In DC’s Legends Of Tomorrow, more is less

After coasting along okay on its two flagship superhero properties—Arrow and The Flash—the CW goes for broke with DC’s Legends Of Tomorrow. If one superhero is good, shouldn’t eight heroes and villains be so much better? After all, those X-Men and Avengers movies do well for the other side, right? Unfortunately, piling so many costumed characters into one series has the unfortunate effect of diluting, rather than empowering, CW’s new comic-book show. It’s a case of too much being too much.

After time traveler Rip Hunter (Arthur Darvill) sees his family killed by world-dominating supervillain Vandal Savage (Casper Crump) in 2166, he goes back to 2016 to pull together a team of second-tier misfits to try to stop the frequently reincarnated Savage before he takes over the world. Hunter does this against the advice of his fellow Time Masters, even though he helpfully tosses out names like Caesar and Hitler to set up the show’s premise: Turning back the clock to kill a being of supreme evil.

Unfortunately, Hunter drafts so many soldiers in the fight against Savage, it’s hard to keep track, or even muster up the energy to pull for a few favorites. The CW’s other DC series wisely crafted themselves around a singular, engaging hero—the enigmatic Stephen Amell as Arrow, the boyishly charming Grant Gustin as Flash—meticulously building out the cast with a carefully crafted support network (Team Arrow and the staff at S.T.A.R. Labs, respectively.) The majority of the team debuted on the franchise’s flagship shows (White Canary and Atom on Arrow; Hawkman, Hawkgirl, Captain Cold, Heatwave, and both halves of Firestorm on The Flash), but those efforts aren’t enough to yield audience investment in the characters.

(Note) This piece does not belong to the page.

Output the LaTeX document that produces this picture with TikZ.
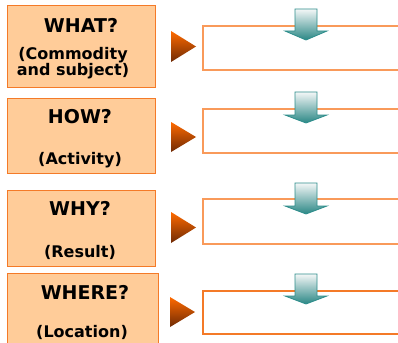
\documentclass[tikz,border=0pt]{standalone}
\usepackage{fontspec}
\setmainfont{DejaVu Sans}
\definecolor{boxfill}{HTML}{FFCC99}
\definecolor{boxline}{HTML}{F47A28}
\definecolor{rectline}{HTML}{F99A5A}
\definecolor{triTop}{HTML}{FF6A00}
\definecolor{triBot}{HTML}{6E2A05}
\definecolor{arrTop}{HTML}{F4F7F7}
\definecolor{arrBot}{HTML}{2A8785}
\definecolor{arrLine}{HTML}{2E8E8C}
\tikzset{
  qbox/.style={draw=boxline, fill=boxfill, line width=1pt},
  ansbox/.style={draw=rectline, line width=1.2pt},
  ttl/.style={font=\bfseries\fontsize{19}{21}\selectfont, inner sep=0pt},
  sub/.style={font=\bfseries\fontsize{16}{17}\selectfont, inner sep=0pt, align=center},
  tri/.style={top color=triTop, bottom color=triBot, draw=none},
  darr/.style={top color=arrTop, bottom color=arrBot, draw=arrLine, line width=0.8pt, line join=miter}
}
\newcommand\tealarrow[4]{% x, top, headstart, tip
  \shadedraw[darr] (#1-11,#2) -- (#1+11,#2) -- (#1+11,#3) -- (#1+21,#3) -- (#1,#4) -- (#1-21,#3) -- (#1-11,#3) -- cycle;}
\newcommand\orangetri[4]{% xl, ytop, xr, ybot
  \shade[tri] (#1,#2) -- (#3,{(#2+#4)/2}) -- (#1,#4) -- cycle;}
\begin{document}
\begin{tikzpicture}[x=1pt,y=-1pt]
\clip (0,0) rectangle (398,342);
\fill[white] (0,0) rectangle (398,342);
% row 1
\draw[qbox] (7,6) rectangle (155,88) node[pos=0.5, coordinate] (q1) {};
\node[ttl] (t1) at (81,25) {WHAT?};
\node[sub] (s1) at (73,63.5) {(Commodity\\[-1pt]and subject)};
\orangetri{171}{31}{196}{62}
\draw[ansbox] (203,26) rectangle (410,70) node[pos=0.5, coordinate] (a1) {};
\tealarrow{306}{9}{31}{40}
% row 2
\draw[qbox] (7,98) rectangle (155,173) node[pos=0.5, coordinate] (q2) {};
\node[ttl] (t2) at (80,117) {HOW?};
\node[sub] (s2) at (80,160) {(Activity)};
\orangetri{171}{122}{196}{152}
\draw[ansbox] (203,109) rectangle (410,153) node[pos=0.5, coordinate] (a2) {};
\tealarrow{306}{92}{115}{123}
% row 3
\draw[qbox] (7,190) rectangle (155,266) node[pos=0.5, coordinate] (q3) {};
\node[ttl] (t3) at (80,208) {WHY?};
\node[sub] (s3) at (80,252) {(Result)};
\orangetri{171}{212}{196}{243}
\draw[ansbox] (203,199) rectangle (410,244) node[pos=0.5, coordinate] (a3) {};
\tealarrow{306}{183}{206}{214}
% row 4
\draw[qbox] (7,273) rectangle (158,355) node[pos=0.5, coordinate] (q4) {};
\node[ttl] (t4) at (85,292) {WHERE?};
\node[sub] (s4) at (82,332) {(Location)};
\orangetri{170}{297}{195}{327}
\draw[ansbox, draw=boxline] (203,291) rectangle (410,334) node[pos=0.5, coordinate] (a4) {};
\tealarrow{306}{274}{296}{304}
\end{tikzpicture}
\end{document}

Some fare better than others, like Caity Lotz as formidable back-from-the-dead assassin White Canary. Brandon Routh, a former Man Of Steel, shows that he still fits right into the DC universe as Atom. Wentworth Miller has been having fun chomping on The Flash’s scenery as Captain Cold, and he doesn’t disappoint here, making him far and away Legends’ most entertaining character. Other duos don’t hold up as well: Scientist Martin Stein (Victor Garber) has to share a superhero body with Jay Jackson (Franz Drameh) to create the nuclear Firestorm, and their bickering is almost as tired as the effort to craft an anguished centuries-old love story between Hawkman and Hawkgirl.

The winged ones are tied to the series’ central villain by an ancient Egyptian love triangle and the meteorite that keeps reincarnating the triangle’s three points throughout the ages. Painful expository dialogue tries to help explain these complicated backstories, with references to the intensity of their eternal romance, citations of the number of times Savage has killed them, and mentions of what they were up to before they were reunited in this life—and pulled into Hunter’s temporal crusade. The two-part pilot is full of these redundant reminders, be it Jackson’s callback to his football-prodigy-turned-auto-mechanic arc on The Flash, or Heat Wave informing his partner “We’re thieves, crooks, criminals!”—something Captain Cold surely hasn’t forgotten since they left Central City.

Clunky dialogue aside, the special effects are fun, as is the time travel—if the viewer is able to keep all the timelines straight. The team’s first outing takes them to 1975—with a period-appropriate soundtrack, a mid-’70s wardrobe courtesy of Hunter’s ship, and a reasonable facsimile of young Victor Garber—but it’s not without its plot-driven consequences. Technology is misplaced and an important meeting doesn’t occur, complications that suggest further Back To The Future hijinks where changes in the past adversely affect events in the future. And since Savage and the Hawkpeople have been reincarnated so many times, ostensibly the time-travel possibilities are wide open.

But to what end? It’s not like they’re ever going to catch Savage, because then the show would be over. (While they’re at it, they might as well rescue the castaways from Gilligan’s Island and help Dr. Sam Beckett make the Quantum Leap home.) Although The CW’s other superhero shows structure their individual seasons around different big bads, the Legends team’s obsession with Savage appears a bit all-encompassing, and may not leave much room for other superpowered forays. At least Darvill, drawing from his bizarre travel experiences on Doctor Who, seems to be having a lot more fun here than in the second season of Broadchurch.

The groan-worthy dialogue’s a head-scratcher, as Legends Of Tomorrow was developed by the team responsible for Arrow and The Flash, while showrunner Phil Klemmer is a veteran of quippy favorites Veronica Mars and Chuck. But the bigger mistake here might have been creating a show starring characters who wouldn’t be compelling enough to anchor their own star vehicle. The Marvel team movies work because almost all of those characters stand strong on their own in solo adventures. But if nobody wants to see a Firestorm or Hawkman movie, it’s likely that nobody really wants to see those characters as a part of a ragtag team of superheroes either. The Legends’ total sum turns out to be inferior to its individual parts.